VERITAS sells trust. Every claim ships with HMAC-SHA256 signature + ≥2 primary sources + verbatim excerpts so developers can build production hallucination filters on top. The moment one claim turns out to be wrong-in-context, the trust contract breaks for every claim.

We can absorb a date being off by one day on a model release (low-cost correction; the date doesn't move). We can't absorb a benchmark number that was right when we shipped it and wrong four weeks later because a new evaluation harness landed. The cost compounds non-linearly across the catalog.

What we ship instead

We restrict to claims that are not conditional on evaluation methodology:

Release dates. "GPT-4 was released on 2023-03-14" — primary source: OpenAI announcement post. The date doesn't move.
Architecture statements when documented. "Claude models use a decoder-only transformer architecture" — primary source: Anthropic technical documentation. The architecture doesn't change without a new model name.
Parameter counts when publicly disclosed. Many models don't disclose; we don't ship a number. For ones that do, the count is fixed at release.
Context window sizes. Officially documented; stable per release.
Foundational paper attributions. "The Transformer architecture was introduced in Attention Is All You Need (Vaswani et al., 2017)" — verbatim from the arXiv preprint + NeurIPS proceedings + Google Research index. Three independent primary sources; doesn't move.
Founding dates of well-known organizations. Wikipedia + the org's own About page. Two independent verifications.

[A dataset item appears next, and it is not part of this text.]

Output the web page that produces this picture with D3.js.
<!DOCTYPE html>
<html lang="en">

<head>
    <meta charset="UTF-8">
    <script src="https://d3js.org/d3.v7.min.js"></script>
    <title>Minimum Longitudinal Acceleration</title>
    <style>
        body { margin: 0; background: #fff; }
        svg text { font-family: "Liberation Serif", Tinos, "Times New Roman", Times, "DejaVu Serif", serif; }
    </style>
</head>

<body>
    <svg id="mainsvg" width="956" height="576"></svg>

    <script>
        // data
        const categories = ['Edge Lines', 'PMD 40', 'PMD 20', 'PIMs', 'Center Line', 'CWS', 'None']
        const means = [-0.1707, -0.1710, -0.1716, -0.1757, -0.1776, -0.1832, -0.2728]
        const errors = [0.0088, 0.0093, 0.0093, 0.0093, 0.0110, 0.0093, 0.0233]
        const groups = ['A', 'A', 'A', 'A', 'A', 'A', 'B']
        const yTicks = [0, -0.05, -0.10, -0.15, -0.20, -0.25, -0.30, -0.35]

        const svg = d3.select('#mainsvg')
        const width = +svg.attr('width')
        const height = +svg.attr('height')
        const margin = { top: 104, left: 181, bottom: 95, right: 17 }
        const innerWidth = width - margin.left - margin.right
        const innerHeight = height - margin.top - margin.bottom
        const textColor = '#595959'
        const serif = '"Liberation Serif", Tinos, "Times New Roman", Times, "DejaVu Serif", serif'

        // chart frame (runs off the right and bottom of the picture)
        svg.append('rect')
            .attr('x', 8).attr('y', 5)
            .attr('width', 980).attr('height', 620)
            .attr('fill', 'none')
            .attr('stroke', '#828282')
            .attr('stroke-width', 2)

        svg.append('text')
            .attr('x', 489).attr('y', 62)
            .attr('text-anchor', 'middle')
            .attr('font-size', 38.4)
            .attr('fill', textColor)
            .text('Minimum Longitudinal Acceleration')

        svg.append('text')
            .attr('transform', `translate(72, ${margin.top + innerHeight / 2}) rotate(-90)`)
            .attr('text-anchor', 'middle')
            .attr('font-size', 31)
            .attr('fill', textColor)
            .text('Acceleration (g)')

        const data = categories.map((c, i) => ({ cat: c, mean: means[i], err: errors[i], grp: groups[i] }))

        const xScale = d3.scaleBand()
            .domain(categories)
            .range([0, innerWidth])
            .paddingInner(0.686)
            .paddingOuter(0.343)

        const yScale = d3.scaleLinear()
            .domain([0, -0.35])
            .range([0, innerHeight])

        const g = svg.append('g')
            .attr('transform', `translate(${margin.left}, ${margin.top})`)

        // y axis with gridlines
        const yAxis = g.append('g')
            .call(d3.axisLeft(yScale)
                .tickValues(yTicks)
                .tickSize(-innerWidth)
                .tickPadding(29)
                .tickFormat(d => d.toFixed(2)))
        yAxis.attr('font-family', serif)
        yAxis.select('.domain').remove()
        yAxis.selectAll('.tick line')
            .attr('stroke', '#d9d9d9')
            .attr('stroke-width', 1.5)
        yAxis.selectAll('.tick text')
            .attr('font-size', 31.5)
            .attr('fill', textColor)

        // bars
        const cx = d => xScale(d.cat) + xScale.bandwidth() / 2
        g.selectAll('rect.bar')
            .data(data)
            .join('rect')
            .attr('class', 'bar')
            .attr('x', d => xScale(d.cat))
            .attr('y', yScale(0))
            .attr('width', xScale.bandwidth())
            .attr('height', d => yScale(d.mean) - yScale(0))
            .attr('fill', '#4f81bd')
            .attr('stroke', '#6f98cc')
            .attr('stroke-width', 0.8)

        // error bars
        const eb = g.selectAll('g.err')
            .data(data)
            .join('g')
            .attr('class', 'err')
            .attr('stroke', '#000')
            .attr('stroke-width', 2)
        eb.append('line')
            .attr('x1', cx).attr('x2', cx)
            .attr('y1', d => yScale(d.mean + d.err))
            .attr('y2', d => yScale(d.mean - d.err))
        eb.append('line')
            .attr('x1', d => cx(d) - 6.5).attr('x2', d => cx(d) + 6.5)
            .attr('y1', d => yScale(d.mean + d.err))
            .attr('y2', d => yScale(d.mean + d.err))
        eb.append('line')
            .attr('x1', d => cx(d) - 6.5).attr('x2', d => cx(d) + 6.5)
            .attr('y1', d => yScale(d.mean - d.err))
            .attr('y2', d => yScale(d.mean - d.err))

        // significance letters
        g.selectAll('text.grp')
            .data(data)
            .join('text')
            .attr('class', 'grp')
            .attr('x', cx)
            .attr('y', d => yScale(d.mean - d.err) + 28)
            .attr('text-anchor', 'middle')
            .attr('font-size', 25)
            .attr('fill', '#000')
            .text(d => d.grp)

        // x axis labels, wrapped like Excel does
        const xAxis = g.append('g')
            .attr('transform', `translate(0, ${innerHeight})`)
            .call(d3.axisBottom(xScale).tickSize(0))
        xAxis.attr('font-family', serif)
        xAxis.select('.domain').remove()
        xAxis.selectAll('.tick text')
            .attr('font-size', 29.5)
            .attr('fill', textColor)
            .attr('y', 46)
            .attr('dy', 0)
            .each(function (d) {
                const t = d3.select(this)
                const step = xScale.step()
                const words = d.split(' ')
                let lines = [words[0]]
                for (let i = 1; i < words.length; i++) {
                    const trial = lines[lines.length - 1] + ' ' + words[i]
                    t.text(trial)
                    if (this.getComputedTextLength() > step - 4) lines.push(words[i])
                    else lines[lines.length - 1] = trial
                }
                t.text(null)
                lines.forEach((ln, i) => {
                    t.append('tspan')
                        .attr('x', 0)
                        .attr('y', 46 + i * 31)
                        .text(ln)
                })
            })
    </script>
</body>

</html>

These are the kinds of facts that LLM users actually need grounding for in production. When ChatGPT says "OpenAI was founded in 2015", the production cost of being wrong is measurable. When it says "GPT-4 scored 86.4% on MMLU" the user already knows the number is conditional and treats it as such.

How we decide what's in scope

The current methodology gate has five rules:

≥2 primary sources (preprint / model-card / docs / official- blog) with verbatim excerpts.
At least one source must be the originator or operator (publisher = author / org = entity).
The fact must not be conditional on evaluation methodology.
The fact must not be a comparison ranking (X > Y on Z). Rankings shift with re-evaluation; absolute facts don't.
The fact must have a stable URL we can re-verify on schedule. If the primary source is in a slide deck or a private blog, we don't ship the claim.

The honest exception

Some performance facts are documented enough to ship — like the LMSYS Chatbot Arena Elo rating system or the specific version-locked HELM evaluation reports. We may add a separate methodology tier (confidence 0.70-0.85, "methodology- conditional") for these in Y2. Until then, we'd rather under-promise on coverage than over-promise on accuracy.

What this means for your integration

If your LLM emits a benchmark-shape claim and you POST it to /api/v1/verify, expect a bestMatch: null response. That's correct behavior, not catalog incompleteness. Wire your code so unverified ≠ wrong:

if best := verify(claim):
    badge = f"verified [{best['id']}]"
elif looks_like_benchmark(claim):
    badge = "benchmark figure — verify against eval harness"
else:
    badge = "unverified — sourced retrieval recommended"

The middle branch handles the "we don't ship this class of claim, but it's a real category" case gracefully — pointing the user at the right kind of verification (eval harness logs, not VERITAS).

Why methodology rigor is the product

Any team can scrape ML papers + arXiv abstracts and call it a verified catalog. The work that makes VERITAS useful is the work of saying no: no to scaled-content abuse, no to single-source claims, no to performance comparisons, no to facts that change based on the prompt format. The discipline is the moat.

We'd rather ship 102 claims that are right for the next decade than 10,000 that are right today and broken by Thursday.